>>And if anyone has tips on getting good head shots on these guys please spill!
there are good tips here from others, too. but try this: learn the camera controls on an inanimate object, not while you're wrestling with a squirmy snake. Practice getting good lighting and focus by taking pictures of your cellphone, or a fork, or a golf ball, or.... Use that practice to figure out where your camera is set to focus (small spot in dead center? averaging the whole frame? most cameras allow you to choose from those or other options) Where do you get the best lighting? What method enables you to best hold the camera steady? What part of the camera's zoom do you use? Most macros focus extremely closely only in wide-angle mode; when you start zooming in (using telephoto function) the distance from subject increases considerably.

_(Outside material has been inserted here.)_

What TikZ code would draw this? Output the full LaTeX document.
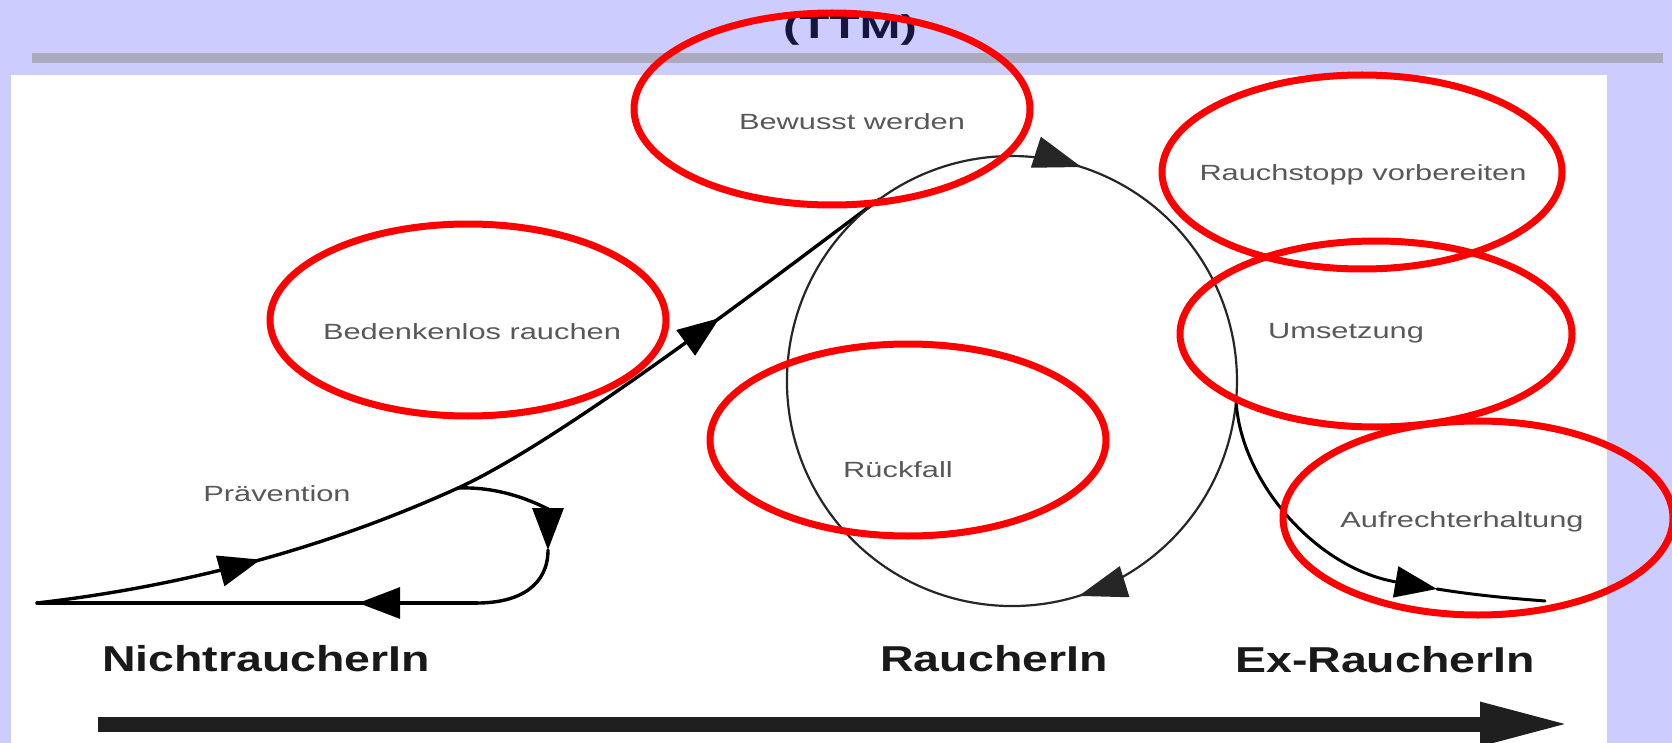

As noted by others, the brighter the light, the faster the shutter speed, thus the sharper the picture, PLUS the more of the subject will be in focus: in dim light, at the camera lens's widest opening, your "depth of field" might be a fraction of an inch, and you want more than that.
And remember your camera's meter is reading the light on the subject, just as it reads the focus, depending on how it is set: is it reading a small spot dead center? picking an exposure setting that'll work best for the average part of the whole frame? If you have a snake that's neither very light nor very dark colored, and you try to photograph it against a background that's either of those things, the background will probably throw your exposure off, unless you have it set to read dead center and point that part of the frame at the snake.
Do you know that with most cameras you can depress the shutter half way, when you've got the focus & light right, and the camera will hold those settings until you press the rest of the way? That way, you can focus on the snake's head (in the center of the frame, for ex, if you've set your focus that way) and then move the aim slightly left or right, to show some coils of the animal, and the head will still stay in focus.
By the way, I liked your ground-level pic of the snake. NOthing wrong with the head being sharply focused and the coil closest to the camera being blurry. In fact, that directed attention nicely to the snake's head, which is the real point of interest.